La grandeza de los pueblos se mide no por la historia que han recorrido, sino por las decisiones conjuntas que han permitido su evolución ascendente. Los gobernantes no son más que el instrumento utilizado por esos pueblos para alcanzar las cimas de la civilización y las medidas que estos toman generan las riquezas y progresos que aquellos pretenden.
Es por tanto dable decir que todo pueblo tiene “los gobernantes que se merece”. Cuando se actúa con desinterés, cuando se elige con apatía, cuando no se genera control sobre los representantes, cuando no se exige el respeto por las libertades individuales y colectivas, cuando se permiten actuaciones en contra de la estabilidad social, económica y política, acertado es señalar que se procede con el razonamiento de dóciles animalitos domesticados, a los que se les dificulta entender la dinámica social y que prefieren no dilucidar sobre la complejidad del entramado político que los rige.
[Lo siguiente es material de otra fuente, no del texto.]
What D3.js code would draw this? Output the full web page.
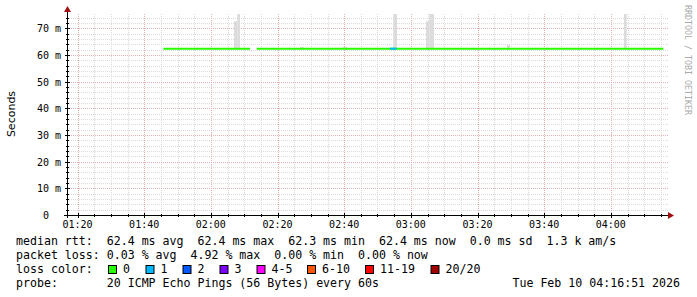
<!DOCTYPE html>
<html>
<head>
<meta charset="utf-8">
<script src="https://cdn.jsdelivr.net/npm/d3@7"></script>
<style>
  body { margin: 0; background: #fff; }
  svg { display: block; }
  text { font-family: "DejaVu Sans Mono", monospace; white-space: pre; }
</style>
</head>
<body>
<svg id="chart" width="697" height="297"></svg>
<script>
// time window shown (3 hours ending at the graph time)
const windowStart = "01:16:51"
const windowEnd = "04:16:51"

// median rtt, in ms, per contiguous stretch of data
const segStart = ["01:45:45", "02:13:45"]
const segEnd = ["02:11:45", "04:15:45"]
const segMedian = [62.4, 62.4]

// stretches where some pings were lost (count out of 20)
const lossStart = ["02:53:45"]
const lossEnd = ["02:55:45"]
const lossCount = [1]

// smoke: spread of rtt, in ms
const smokeStart = ["02:06:57", "02:07:56", "02:26:45", "02:39:39", "02:54:44", "03:04:33", "03:05:32", "03:28:51", "04:03:57"]
const smokeEnd   = ["02:07:56", "02:08:45", "02:27:57", "02:40:51", "02:55:51", "03:05:32", "03:06:57", "03:29:45", "04:04:46"]
const smokeTop   = [72.7, 80, 63.0, 63.0, 80, 72.7, 80, 63.8, 80]
const smokeLow   = [62.0, 62.0, 62.0, 62.0, 62.0, 62.0, 62.0, 62.0, 62.0]

const yTicks = [0, 10, 20, 30, 40, 50, 60, 70]
const xTickLabels = ["01:20", "01:40", "02:00", "02:20", "02:40", "03:00", "03:20", "03:40", "04:00"]

const lossLabels = ["0", "1", "2", "3", "4-5", "6-10", "11-19", "20/20"]
const lossColors = ["#26ff00", "#00b8ff", "#0059ff", "#7e00ff", "#ff00ff", "#ff5500", "#ff0000", "#a10000"]

const legendLines = [
  "median rtt:  62.4 ms avg  62.4 ms max  62.3 ms min  62.4 ms now  0.0 ms sd  1.3 k am/s",
  "packet loss: 0.03 % avg  4.92 % max  0.00 % min  0.00 % now",
  "loss color:",
  "probe:       20 ICMP Echo Pings (56 Bytes) every 60s"
]
const stamp = "Tue Feb 10 04:16:51 2026"

// ---- layout
const pL = 67, pR = 667, pT = 14, pB = 215
const parse = s => d3.timeParse("%Y-%m-%d %H:%M:%S")("2026-02-10 " + (s.length === 5 ? s + ":00" : s))

const svg = d3.select("#chart")
svg.append("rect").attr("width", 697).attr("height", 297).attr("fill", "#fff")

const x = d3.scaleTime().domain([parse(windowStart), parse(windowEnd)]).range([pL, pR])
const y = d3.scaleLinear().domain([0, 75.4]).range([pB, pT])

const minorX = x.ticks(d3.timeMinute.every(5))
const majorX = xTickLabels.map(parse)
const minorY = d3.range(0, 76, 2)
const px = v => Math.round(v) + 0.5

const grid = svg.append("g")
grid.selectAll(".vmin").data(minorX).enter().append("line")
  .attr("x1", d => px(x(d))).attr("x2", d => px(x(d)))
  .attr("y1", pT).attr("y2", pB)
  .attr("stroke", "#dadada").attr("stroke-dasharray", "1,1")
grid.selectAll(".hmin").data(minorY.filter(v => v > 0)).enter().append("line")
  .attr("x1", pL).attr("x2", pR + 1)
  .attr("y1", d => px(y(d))).attr("y2", d => px(y(d)))
  .attr("stroke", "#dadada").attr("stroke-dasharray", "1,1")
grid.selectAll(".vmaj").data(majorX).enter().append("line")
  .attr("x1", d => px(x(d))).attr("x2", d => px(x(d)))
  .attr("y1", pT).attr("y2", pB)
  .attr("stroke", "#e6b0b0").attr("stroke-dasharray", "1,1")
grid.selectAll(".hmaj").data(yTicks.filter(v => v > 0)).enter().append("line")
  .attr("x1", pL).attr("x2", pR + 1)
  .attr("y1", d => px(y(d))).attr("y2", d => px(y(d)))
  .attr("stroke", "#e6b0b0").attr("stroke-dasharray", "1,1")

// smoke
svg.append("clipPath").attr("id", "plot").append("rect")
  .attr("x", pL).attr("y", pT).attr("width", pR - pL).attr("height", pB - pT)
svg.append("g").attr("clip-path", "url(#plot)")
  .selectAll("rect").data(smokeStart).enter().append("rect")
  .attr("x", d => x(parse(d)))
  .attr("width", (d, i) => x(parse(smokeEnd[i])) - x(parse(d)))
  .attr("y", (d, i) => y(smokeTop[i]))
  .attr("height", (d, i) => y(smokeLow[i]) - y(smokeTop[i]))
  .attr("fill", "#dcdcdc")

// median line, green for no loss, then loss stretches over it
const med = svg.append("g")
med.selectAll(".seg").data(segStart).enter().append("line")
  .attr("x1", d => x(parse(d))).attr("x2", (d, i) => x(parse(segEnd[i])))
  .attr("y1", (d, i) => y(segMedian[i])).attr("y2", (d, i) => y(segMedian[i]))
  .attr("stroke", lossColors[0]).attr("stroke-width", 2)
med.selectAll(".loss").data(lossStart).enter().append("line")
  .attr("x1", d => x(parse(d))).attr("x2", (d, i) => x(parse(lossEnd[i])))
  .attr("y1", y(62.4)).attr("y2", y(62.4))
  .attr("stroke", (d, i) => lossColors[lossCount[i]]).attr("stroke-width", 2)

// axes
const ax = svg.append("g")
ax.append("line").attr("x1", pL - 3).attr("x2", pR + 3).attr("y1", pB + 0.5).attr("y2", pB + 0.5).attr("stroke", "#000")
ax.append("line").attr("x1", pL + 0.5).attr("x2", pL + 0.5).attr("y1", pB + 3).attr("y2", pT - 3).attr("stroke", "#000")
ax.append("path").attr("d", `M${pR + 1},${pB - 3}L${pR + 7},${pB + 0.5}L${pR + 1},${pB + 4}Z`).attr("fill", "#a01010")
ax.append("path").attr("d", `M${pL - 3},${pT - 2}L${pL + 0.5},${pT - 8}L${pL + 4},${pT - 2}Z`).attr("fill", "#a01010")

ax.selectAll(".xt").data(minorX).enter().append("line")
  .attr("x1", d => px(x(d))).attr("x2", d => px(x(d)))
  .attr("y1", pB - 1).attr("y2", pB + 2).attr("stroke", "#000")
ax.selectAll(".xT").data(majorX).enter().append("line")
  .attr("x1", d => px(x(d))).attr("x2", d => px(x(d)))
  .attr("y1", pB - 2).attr("y2", pB + 3).attr("stroke", "#000")
ax.selectAll(".yt").data(minorY).enter().append("line")
  .attr("x1", pL - 1).attr("x2", pL + 2)
  .attr("y1", d => px(y(d))).attr("y2", d => px(y(d))).attr("stroke", "#000")
ax.selectAll(".yT").data(yTicks).enter().append("line")
  .attr("x1", pL - 2).attr("x2", pL + 3)
  .attr("y1", d => px(y(d))).attr("y2", d => px(y(d))).attr("stroke", "#000")

ax.selectAll(".xl").data(xTickLabels).enter().append("text")
  .attr("x", d => x(parse(d))).attr("y", 228)
  .attr("text-anchor", "middle").attr("font-size", "10px").attr("fill", "#000")
  .text(d => d)
ax.selectAll(".yl").data(yTicks).enter().append("text")
  .attr("x", 61).attr("y", d => y(d) + 4)
  .attr("text-anchor", "end").attr("font-size", "10px").attr("fill", "#000")
  .text(d => d === 0 ? "0  " : d + " m")

svg.append("text")
  .attr("transform", "translate(15,114) rotate(-90)")
  .attr("text-anchor", "middle").attr("font-size", "11px")
  .style("font-family", "'DejaVu Sans', sans-serif")
  .text("Seconds")

svg.append("text")
  .attr("transform", "translate(685,60) rotate(90)")
  .attr("text-anchor", "middle").attr("font-size", "8.3px").attr("fill", "#aaa")
  .text("RRDTOOL / TOBI OETIKER")

// legend
const leg = svg.append("g").attr("font-size", "11.6px").attr("fill", "#000")
leg.selectAll("text").data(legendLines).enter().append("text")
  .attr("x", 16).attr("y", (d, i) => 245 + i * 14)
  .text(d => d)
leg.append("text").attr("x", 680).attr("y", 287).attr("text-anchor", "end").text(stamp)

const boxX = [108, 145.5, 182.5, 219.5, 256.5, 307, 365, 430.5]
const lg = svg.append("g")
lg.selectAll("rect").data(lossLabels).enter().append("rect")
  .attr("x", (d, i) => boxX[i] + 0.5).attr("y", 265.5).attr("width", 8).attr("height", 8)
  .attr("fill", (d, i) => lossColors[i]).attr("stroke", "#000")
lg.selectAll("text").data(lossLabels).enter().append("text")
  .attr("x", (d, i) => boxX[i] + 15).attr("y", 273).attr("font-size", "11.6px")
  .text(d => d)
</script>
</body>
</html>
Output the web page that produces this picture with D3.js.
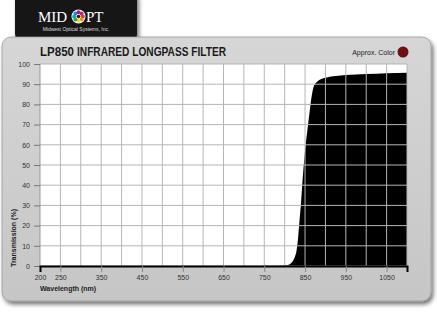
<!DOCTYPE html>
<html>
<head>
<meta charset="utf-8">
<script src="https://cdn.jsdelivr.net/npm/d3@7"></script>
<style>
  body { margin: 0; background: #fff; }
  svg { display: block; font-family: "Liberation Sans", Arial, sans-serif; }
</style>
</head>
<body>
<svg id="chart" width="437" height="314"></svg>
<script>
// transmission curve
const wavelengths = [200, 300, 400, 500, 600, 700, 780, 800, 810, 815, 820, 825, 829, 833, 837, 840, 843, 846, 849, 852, 855, 858, 861, 864, 867, 870, 874, 878, 884, 890, 903, 925, 950, 1000, 1050, 1100];
const transmission = [0, 0, 0, 0, 0, 0, 0.1, 0.2, 0.6, 1.2, 2.5, 4.5, 7.4, 14, 24, 31, 40, 48, 55, 61, 66, 71, 76, 81, 85, 88, 90, 91, 92, 92.6, 93.3, 94, 94.5, 95, 95.4, 95.7];
const xTickLabels = [200, 250, 350, 450, 550, 650, 750, 850, 950, 1050];
const xGrid = d3.range(250, 1101, 50);
const yTicks = d3.range(0, 101, 10);

const svg = d3.select("#chart");
const margin = { top: 64, right: 30, bottom: 48, left: 40 };
const plotW = 407 - margin.left;
const plotH = 266 - margin.top;

// card background with shadow
const defs = svg.append("defs");
const f = defs.append("filter").attr("id", "shadow").attr("x", "-5%").attr("y", "-5%").attr("width", "115%").attr("height", "120%");
f.append("feDropShadow").attr("dx", 2).attr("dy", 3).attr("stdDeviation", 2).attr("flood-color", "#000").attr("flood-opacity", 0.55);
const cardGrad = defs.append("linearGradient").attr("id", "cardGrad").attr("x1", 0).attr("y1", 0).attr("x2", 0).attr("y2", 1);
cardGrad.append("stop").attr("offset", "0%").attr("stop-color", "#d6d6d6");
cardGrad.append("stop").attr("offset", "100%").attr("stop-color", "#c6c6c6");

// logo tab
svg.append("rect")
    .attr("x", 15).attr("y", -10).attr("width", 122).attr("height", 52).attr("rx", 8)
    .attr("fill", "#151515").attr("filter", "url(#shadow)");

svg.append("rect")
    .attr("x", 2).attr("y", 37).attr("width", 429).attr("height", 264).attr("rx", 9)
    .attr("fill", "url(#cardGrad)").attr("stroke", "#9a9a9a").attr("stroke-width", 0.8)
    .attr("filter", "url(#shadow)");

svg.append("text").attr("x", 38).attr("y", 22)
    .attr("font-family", "'Liberation Serif', 'DejaVu Serif', serif")
    .attr("font-size", 15).attr("fill", "#fff").text("MID");
svg.append("text").attr("x", 86).attr("y", 22)
    .attr("font-family", "'Liberation Serif', 'DejaVu Serif', serif")
    .attr("font-size", 15).attr("fill", "#fff").text("PT");
// colour wheel "O"
const wheelColors = ["#e53935", "#fb8c00", "#fdd835", "#43a047", "#00acc1", "#1e88e5", "#8e24aa", "#d81b60"];
const wheel = svg.append("g").attr("transform", "translate(78.5,16.5)");
wheel.append("circle").attr("r", 7).attr("fill", "#fff");
wheel.selectAll("circle.dot").data(wheelColors).join("circle")
    .attr("class", "dot")
    .attr("cx", (d, i) => 4.3 * Math.cos(i * Math.PI / 4))
    .attr("cy", (d, i) => 4.3 * Math.sin(i * Math.PI / 4))
    .attr("r", 2).attr("fill", d => d);
wheel.append("circle").attr("r", 1.8).attr("fill", "#222");
svg.append("text").attr("x", 76).attr("y", 31).attr("text-anchor", "middle")
    .attr("font-size", 5).attr("fill", "#ddd").text("Midwest Optical Systems, Inc.");

// title
svg.append("text").attr("x", 40).attr("y", 56).attr("font-size", 12.5)
    .attr("font-weight", 900).attr("fill", "#1a1a1a")
    .attr("textLength", 34).attr("lengthAdjust", "spacingAndGlyphs")
    .text("LP850");
svg.append("text").attr("x", 77).attr("y", 56).attr("font-size", 12.5)
    .attr("font-weight", "bold").attr("fill", "#1a1a1a")
    .attr("textLength", 149).attr("lengthAdjust", "spacingAndGlyphs")
    .text("INFRARED LONGPASS FILTER");

svg.append("text").attr("x", 395).attr("y", 55).attr("text-anchor", "end")
    .attr("font-size", 7).attr("fill", "#222").text("Approx. Color");
svg.append("circle").attr("cx", 403).attr("cy", 52).attr("r", 5.5).attr("fill", "#6e0f12");

const x = d3.scaleLinear().domain([200, 1100]).range([0, plotW]);
const y = d3.scaleLinear().domain([0, 100]).range([plotH, 0]);

const g = svg.append("g").attr("transform", `translate(${margin.left},${margin.top})`);

g.append("rect").attr("width", plotW).attr("height", plotH).attr("fill", "#fff");

const data = wavelengths.map((w, i) => ({ w, t: transmission[i] }));
g.append("path")
    .datum(data)
    .attr("fill", "#000")
    .attr("d", d3.area().x(d => x(d.w)).y0(plotH).y1(d => y(d.t)).curve(d3.curveMonotoneX));

// grid
g.selectAll("line.vgrid").data(xGrid).join("line")
    .attr("class", "vgrid")
    .attr("x1", d => x(d)).attr("x2", d => x(d))
    .attr("y1", 0).attr("y2", plotH)
    .attr("stroke", "#b5b5b5").attr("stroke-width", 1);
g.selectAll("line.hgrid").data(yTicks).join("line")
    .attr("class", "hgrid")
    .attr("x1", 0).attr("x2", plotW)
    .attr("y1", d => y(d)).attr("y2", d => y(d))
    .attr("stroke", "#b5b5b5").attr("stroke-width", 1);
g.append("line").attr("x1", 0).attr("x2", 0).attr("y1", 0).attr("y2", plotH)
    .attr("stroke", "#999");

// y axis
const yAxis = g.append("g")
    .call(d3.axisLeft(y).tickValues(yTicks).tickSize(6).tickPadding(4));
yAxis.select(".domain").remove();
yAxis.selectAll("line").attr("stroke", "#777");
yAxis.selectAll("text").attr("font-size", 7).attr("fill", "#333").attr("font-family", "'Liberation Sans', Arial, sans-serif");

// x axis
const xAxis = g.append("g")
    .attr("transform", `translate(0,${plotH})`)
    .call(d3.axisBottom(x).tickValues(xTickLabels).tickFormat(d3.format("d")).tickSize(6).tickPadding(3));
xAxis.select(".domain").attr("stroke", "#000").attr("stroke-width", 2);
xAxis.selectAll(".tick line").attr("stroke", "#888");
xAxis.selectAll(".tick").filter(d => d === 200).select("line").remove();
xAxis.selectAll("text").attr("font-size", 7).attr("fill", "#333").attr("font-family", "'Liberation Sans', Arial, sans-serif");

svg.append("text").attr("x", 40).attr("y", 291)
    .attr("font-size", 7).attr("font-weight", "bold").attr("fill", "#222")
    .text("Wavelength (nm)");
svg.append("text")
    .attr("transform", "translate(16,267) rotate(-90)")
    .attr("font-size", 7).attr("font-weight", "bold").attr("fill", "#222")
    .text("Transmission (%)");
</script>
</body>
</html>
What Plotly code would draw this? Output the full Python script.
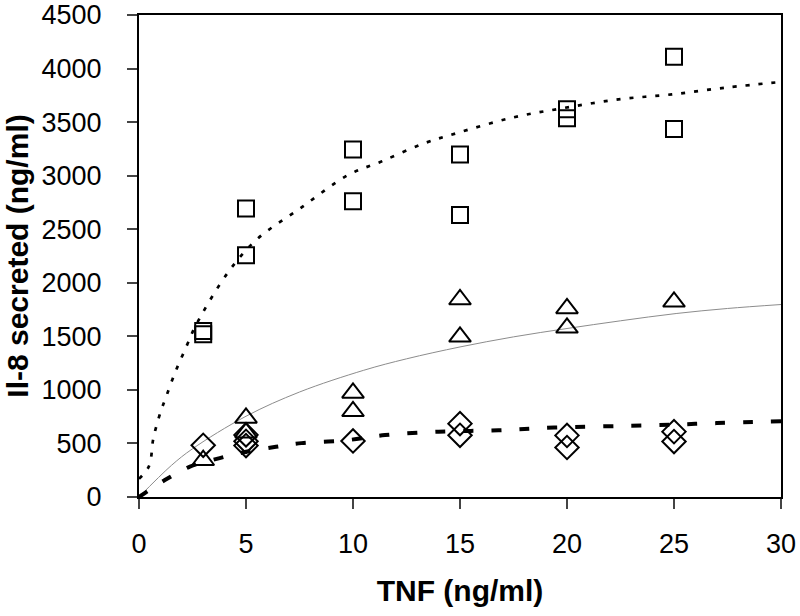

De otro lado, cuando el actuar social no implica ningún grado de control razonado, prestos están a devorar como cerdos el banquete que se abre a su disposición, aquellos que ostentan las más altas magistraturas pretendiendo hacer creer que su grado de intelectualidad exige de ilimitadas prerrogativas, que de no garantizárseles, peligraría la estabilidad y el equilibrio social, y por tanto, la “felicidad e igualdad” que impera bajo su dominio.
Llenan sus arcas con los tributos de un pueblo inmutable e institucionalizado; violentan hasta las más mínimas garantías en connivencia con una sociedad que cohonesta con sus arbitrariedades. Parecen esos reyes caricaturescos que engordan a costa de del hambre, pobreza y necesidades de los tontos a quienes “dirigen”.